Les deux albums de John Beasley déjà consacrés à Thelonious Monk démontrent déjà l’intérêt du pianiste-compositeur-arrangeur pour la musique de « Sphere ». A un âge où son père, tromboniste de jazz, le pousse à jouer de la guitare, John Beasley entend Monk à onze ans et est sans doute marqué à vie par le jeu de celui-ci. Dans les volumes 1 et 2, Beasley donne une lecture passionnante de 22 compositions de Monk et recevra des critiques dithyrambiques de la presse spécialisée.
Avec ce troisième volume, John Beasley laisse une nouvelle fois résonner son big band sur des thèmes monkiens : « Monk’s Mood », le medley « Rhythm-A-Ning/Evidence », « Off Minor » et « Locomotive ». Mais il laisse cette fois plus d’espace à ses compositions personnelles, huit en tout, et à d’autres compositeurs qui ont eu une importance majeure sur sa carrière. Ellington apparait comme une évidence tant la qualité des arrangements de Beasley pour grand orchestre ne peut qu’avoir été inspirée par le Duke : « Come Sunday » chanté par Jubilant Sykes est une petite merveille de tendresse et de sérénité qui clôture l’album. « Donna Lee » évoque à la fois le projet « Bird Lives » de Beasley, et Miles Davis dont il fut le claviériste lors des dernières tournées du trompettiste, dans une version où se mêlent esprit bebop, calypso et hommage à la fantastique version solo que rendit Jaco Pastorius de ce thème.
Les huit compositions personnelles font elles aussi référence au parcours de Beasley, en jouant subtilement sur le format de chaque morceau, passant du grand orchestre au trio en passant par le combo hard bop avec trois souffleurs et par un court interlude aux synthés. Hommage à Hugh Masekela avec ses influences sud-africaines, au « Five Spot », club newyorkais ou à Sam Rivers. On trouve aussi une série d’invités qui marquent les thèmes auxquels ils participent : superbe Grégoire Maret sur « Monk’s Mood », étonnant apport de l’Hammond B3 de Joey De Francesco sur le medley monkien, velouté de la flûte de Hubert Laws sur « Locomotive », jeu musclé de Vinnie Colaiuta sur « Sam Rivers » et vertigineuse invention de John Patitucci.
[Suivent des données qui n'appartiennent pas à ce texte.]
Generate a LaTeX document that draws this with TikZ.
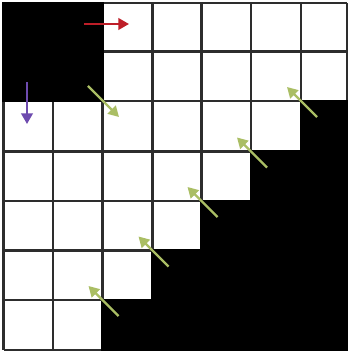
\documentclass[tikz,border=0pt]{standalone}
\usetikzlibrary{arrows.meta}
\definecolor{gridc}{RGB}{45,45,45}
\definecolor{redarr}{RGB}{190,30,40}
\definecolor{purparr}{RGB}{110,75,175}
\definecolor{greenarr}{RGB}{170,190,100}
\tikzset{
  gridline/.style={draw=gridc, line width=1.4pt},
  blackarea/.style={fill=black, draw=black, line width=1.4pt},
  arr/.style={line width=1.3pt, -{Triangle[length=6pt,width=6.5pt]}},
}
\begin{document}
\begin{tikzpicture}[x=0.02cm,y=-0.02cm]
\useasboundingbox (0,0) rectangle (350,354);
\fill[white] (0,0) rectangle (350,354);
% grid
\foreach \xx in {3.5,53,102.5,152.5,201.5,251,301,347}
  \draw[gridline] (\xx,3) -- (\xx,350);
\foreach \yy in {3,51.5,101,151.5,201,250.5,300,350}
  \draw[gridline] (3.5,\yy) -- (347,\yy);
% black regions
\path[blackarea] (3.5,3) rectangle (102.5,101);
\path[blackarea] (301,101) -- (347,101) -- (347,350) -- (102.5,350) -- (102.5,300)
  -- (152.5,300) -- (152.5,250.5) -- (201.5,250.5) -- (201.5,201) -- (251,201)
  -- (251,151.5) -- (301,151.5) -- cycle;
% arrows
\draw[arr, redarr] (84,24) -- (129,24);
\draw[arr, purparr] (27,82) -- (27,124);
\draw[arr, greenarr] (88,86) -- (119,117);
\foreach \cx/\cy in {301/101, 251/151.5, 201.5/201, 152.5/250.5, 102.5/300}
  \draw[arr, greenarr] (\cx+16,\cy+16) -- (\cx-14,\cy-14);
\end{tikzpicture}
\end{document}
Dans plusieurs compositions du leader, le clin d’œil à Monk reste présent avec la rythmique claudiquante, le placement de dissonances et les citations de-ci de-là. Si Monk est bien là au détour de chaque pièce, les arrangements et continuelles trouvailles de Beasley lui donnent de nouvelles couleurs, il faut réellement être « habité » par le génie monkien pour en arriver à ce degré d’empathie.
Avec « MONK’estra plays John Beasley », l’esprit monkien est perpétué avec classe et originalité.